To put this in context, the Federal Deposit Insurance Fund had a balance of only $93 billion as of the end of 2017.
In light of the significant implications for financial stability and the resiliency of the U.S. banking industry, state bank regulators believe it is important that agreement across all of the federal banking agencies should be reached before any proposed revisions to the eSLR are issued or adopted. Agreement of all federal banking agencies as to the appropriate manner for recalibrating the eSLR will help ensure that any proposed revisions do not erode the benefits to financial stability from post-crisis reforms and create undue risks for the Deposit Insurance Fund.
The stated intention of recalibrating the eSLR standards is to ensure that the eSLR serves as a backstop to risk-based capital requirements rather than the binding constraint. The agencies indicate that the current eSLR standards function as the binding constraint for the majority of G-SIB BHCs and IDIs.3 The proposed rule states that the eSLR functioning as a binding constraint can create perverse incentives for firms to reduce participation in or increase costs for low-risk, low-return businesses. However, if the eSLR results in G-SIBs acquiring higher-risk assets, then, assuming risk-based capital standards are appropriately calibrated, this riskier asset base should attract higher risk weights until the risk-based capital requirements become the binding constraint. State regulators do not support the proposed reduction of leverage capital requirements for all U.S. G-SIBs. However, we do support recalibrating the SLR for those G-SIBs with predominantly custodial business models.
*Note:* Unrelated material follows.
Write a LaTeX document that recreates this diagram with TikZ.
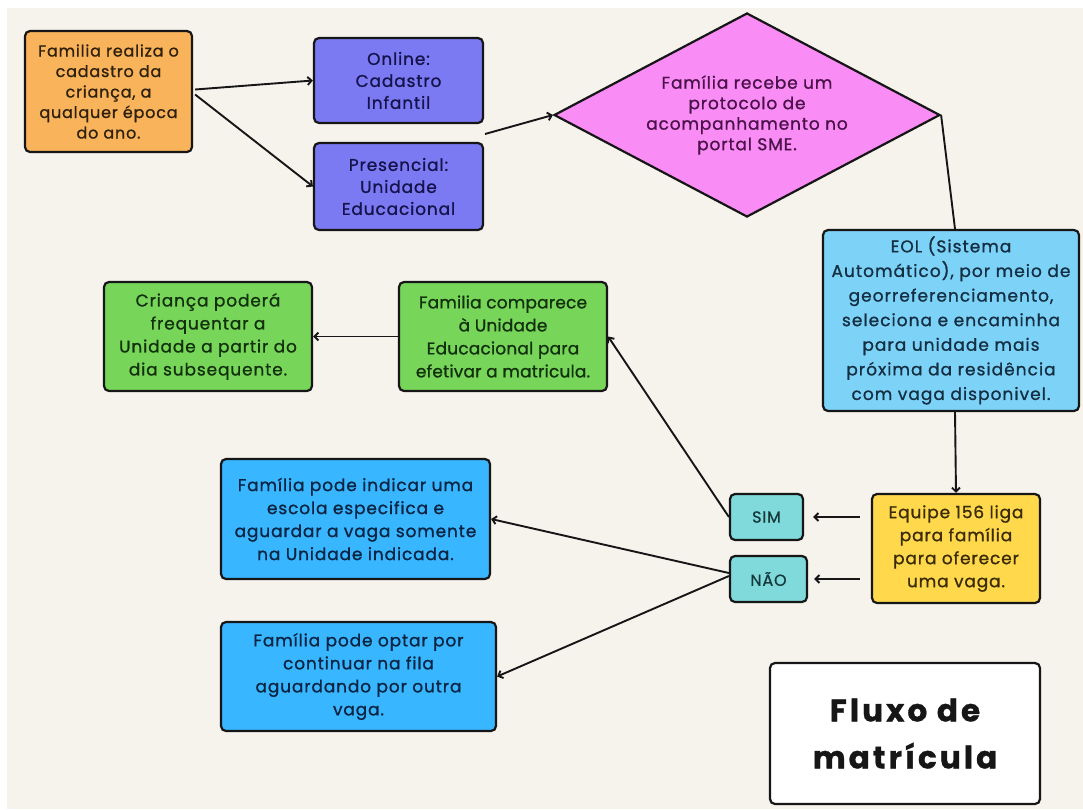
\documentclass[tikz,border=0pt]{standalone}
\usepackage{fontspec}
\setmainfont{Poppins}[LetterSpace=5, FakeBold=1]
\usetikzlibrary{shapes.geometric,arrows.meta}

\definecolor{paper}{HTML}{F6F2EC}
\definecolor{orangebox}{HTML}{F9B45B}
\definecolor{orangetxt}{HTML}{2E200E}
\definecolor{violetbox}{HTML}{7B7AF3}
\definecolor{violettxt}{HTML}{15134A}
\definecolor{pinkbox}{HTML}{FA8CF6}
\definecolor{pinktxt}{HTML}{4A1248}
\definecolor{skybox}{HTML}{7DD3F7}
\definecolor{skytxt}{HTML}{142E42}
\definecolor{yellowbox}{HTML}{FFD84C}
\definecolor{yellowtxt}{HTML}{3A2C08}
\definecolor{tealbox}{HTML}{80D9DB}
\definecolor{tealtxt}{HTML}{143A3C}
\definecolor{greenbox}{HTML}{77D65A}
\definecolor{greentxt}{HTML}{12300C}
\definecolor{bluebox}{HTML}{38B6FF}
\definecolor{bluetxt}{HTML}{0A2442}
\definecolor{ink}{HTML}{161616}

\begin{document}
\begin{tikzpicture}[x=1pt,y=-1pt,
  box/.style={draw=ink, line width=2.2pt, rounded corners=5pt, align=center,
    inner sep=0pt, font=\fontsize{17}{23}\selectfont},
  conn/.style={line width=1.9pt, draw=ink},
  arr/.style={conn, -{Straight Barb[length=4pt,width=8pt]}},
]
% page and paper
\fill[white] (0,0) rectangle (1083,809);
\fill[paper] (7,8) rectangle (1083,809);
\useasboundingbox (0,0) rectangle (1083,809);

% registration
\node[box, fill=orangebox, text=orangetxt, minimum width=167pt, minimum height=121pt,
  font=\fontsize{16}{20.5}\selectfont] (cadastro) at (108.5,91.5)
  {Familia realiza o\\cadastro da\\criança, a\\qualquer época\\do ano.};
\node[box, fill=violetbox, text=violettxt, minimum width=169pt, minimum height=85pt,
  font=\fontsize{17}{22}\selectfont] (online) at (398.5,80.5)
  {Online:\\Cadastro\\Infantil};
\node[box, fill=violetbox, text=violettxt, minimum width=169pt, minimum height=87pt,
  font=\fontsize{17}{22}\selectfont] (presencial) at (398.5,186.5)
  {Presencial:\\Unidade\\Educacional};

% protocol
\node[draw=ink, line width=2.2pt, diamond, shape aspect=1.9, fill=pinkbox, text=pinktxt,
  minimum width=386pt, minimum height=204pt, inner sep=0pt, align=center,
  font=\fontsize{17}{20.5}\selectfont] (protocolo) at (747,115)
  {Família recebe um\\protocolo de\\acompanhamento no\\portal SME.};

% automatic system
\node[box, fill=skybox, text=skytxt, minimum width=256pt, minimum height=181pt,
  font=\fontsize{17}{24.6}\selectfont\addfontfeatures{LetterSpace=6}] (eol) at (951,320.5)
  {EOL (Sistema\\Automático), por meio de\\georreferenciamento,\\seleciona e encaminha\\para unidade mais\\próxima da residência\\com vaga disponivel.};

% phone call
\node[box, fill=yellowbox, text=yellowtxt, minimum width=168pt, minimum height=109pt] (equipe) at (956,548.5)
  {Equipe 156 liga\\para família\\para oferecer\\uma vaga.};

% answers
\node[box, fill=tealbox, text=tealtxt, minimum width=73pt, minimum height=46pt,
  font=\fontsize{16}{20}\selectfont] (sim) at (766.5,517) {SIM};
\node[box, fill=tealbox, text=tealtxt, minimum width=77pt, minimum height=46pt,
  font=\fontsize{16}{20}\selectfont] (nao) at (768.5,579) {NÃO};

% enrolment
\node[box, fill=greenbox, text=greentxt, minimum width=208pt, minimum height=109pt,
  font=\fontsize{17}{23}\selectfont\addfontfeatures{LetterSpace=1}] (comparece) at (503,336.5)
  {Familia comparece\\à Unidade\\Educacional para\\efetivar a matricula.};
\node[box, fill=greenbox, text=greentxt, minimum width=208pt, minimum height=109pt] (frequenta) at (208,336.5)
  {Criança poderá\\frequentar a\\Unidade a partir do\\dia subsequente.};

% waiting options
\node[box, fill=bluebox, text=bluetxt, minimum width=269pt, minimum height=120pt] (indicar) at (355.5,519)
  {Família pode indicar uma\\escola especifica e\\aguardar a vaga somente\\na Unidade indicada.};
\node[box, fill=bluebox, text=bluetxt, minimum width=275pt, minimum height=109pt] (fila) at (358.5,676.5)
  {Família pode optar por\\continuar na fila\\aguardando por outra\\vaga.};

% title
\node[box, fill=white, text=ink, minimum width=270pt, minimum height=141pt,
  font=\fontsize{31}{47}\selectfont\bfseries\addfontfeatures{LetterSpace=10}] (titulo) at (905,733.5)
  {Fluxo de\\matrícula};

% connectors
\coordinate (saida) at (485,134);
\draw[arr] ([shift={(2,-2)}]cadastro.east) -- (online.west);
\draw[arr] ([shift={(2,3)}]cadastro.east) -- (presencial.west);
\draw[arr] (saida) -- (protocolo.west);
\draw[conn] (protocolo.east) -- ([shift={(4,0)}]eol.north);
\draw[arr] ([shift={(4,0)}]eol.south) -- (equipe.north);
\draw[arr] ([xshift=-11pt]equipe.west |- sim.east) -- ([xshift=9pt]sim.east);
\draw[arr] ([xshift=-11pt]equipe.west |- nao.east) -- ([xshift=6pt]nao.east);
\draw[arr] (sim.west) -- (comparece.east);
\draw[arr] (comparece.west) -- (frequenta.east);
\draw[arr] ([shift={(0,-6)}]nao.west) -- (indicar.east);
\draw[arr] ([shift={(0,-3)}]nao.west) -- (fila.east);
\end{tikzpicture}
\end{document}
State regulators are concerned that the proposed rule, in significantly reducing capital requirements for the G-SIBs, could have negative consequences for non-G-SIBs, including community banks, by providing the large, deposit-taking G-SIBs with significantly greater flexibility in deposit pricing. Given the significant deposit market share of most of the U.S. G-SIBs, the increased deposit pricing flexibility could intensify deposit competition and result in heightened liquidity risks and funding stress for the rest of the banking industry. State regulators believe the agencies have a responsibility to analyze and discuss the potential indirect impact on non-G-SIB institutions (including community banks) from reducing the eSLR capital requirements for G-SIBs.
Lastly, the proposed rule requests comment on whether it would be more appropriate to apply the eSLR standard as a capital buffer requirement rather than as part of the PCA “well capitalized” threshold. State regulators support the PCA framework as an important supervisory and regulatory tool that is critical for ensuring the continued safety and soundness of banks. Thus, given the different purposes for which the PCA framework and capital buffers are designed and calibrated,4 state regulators believe that the proposed eSLR standard should remain part of the PCA “well capitalized” threshold rather than be applied as a capital buffer requirement.
CSBS appreciates the opportunity to comment on the proposed rule and encourages the agencies to thoroughly assess the direct and indirect consequences of recalibrating the eSLR in light of the significance of the proposed rule to financial stability and the resiliency of the U.S. banking system.
Sincerely,
John Ryan
President & CEO
1 CSBS is the nationwide organization of state banking and financial regulators from all 50 states, American Samoa, the District of Columbia, Guam, Puerto Rico, and the U.S. Virgin Islands. CSBS supports the state banking agencies by serving as a forum for policy and supervisory process development, by facilitating regulatory coordination on a state-to-state and state-to-federal basis, and by facilitating state implementation of policy through training, educational programs, and exam resource development.
2 See 83 Fed. Reg. 17317 (Apr. 19, 2018).
3 The agencies estimate that the current eSLR standard is more binding than risk-based capital requirements for four of the eight U.S. G-SIB BHCs and for all eight of the lead G-SIB IDIs. However, while the agencies’ estimation compares the current 6 percent well-capitalized eSLR standard with the minimum tier 1 risk-based capital ratio plus applicable capital buffer and surcharge, the proposal did not incorporate the countercyclical capital buffer into this analysis. Although the countercyclical capital buffer is currently set at zero percent, it will presumably be deployed to its fullest extent at some point prior to the next downturn. If the countercyclical capital buffer had been deployed at its maximum of 2.5 percent as of the third quarter of 2017, then CSBS estimates that the current eSLR standard would not be more binding than risk-based capital requirements for any G-SIB BHCs, and for only five of the eight lead G-SIB IDIs.
4 While the PCA framework is intended to ensure that problems at banks are addressed promptly and at the least cost to the Deposit Insurance Fund, capital buffer requirements are designed to incentivize banking organizations to hold sufficient capital to reduce the risk that capital levels would fall below their minimum requirements during times of economic and financial stress.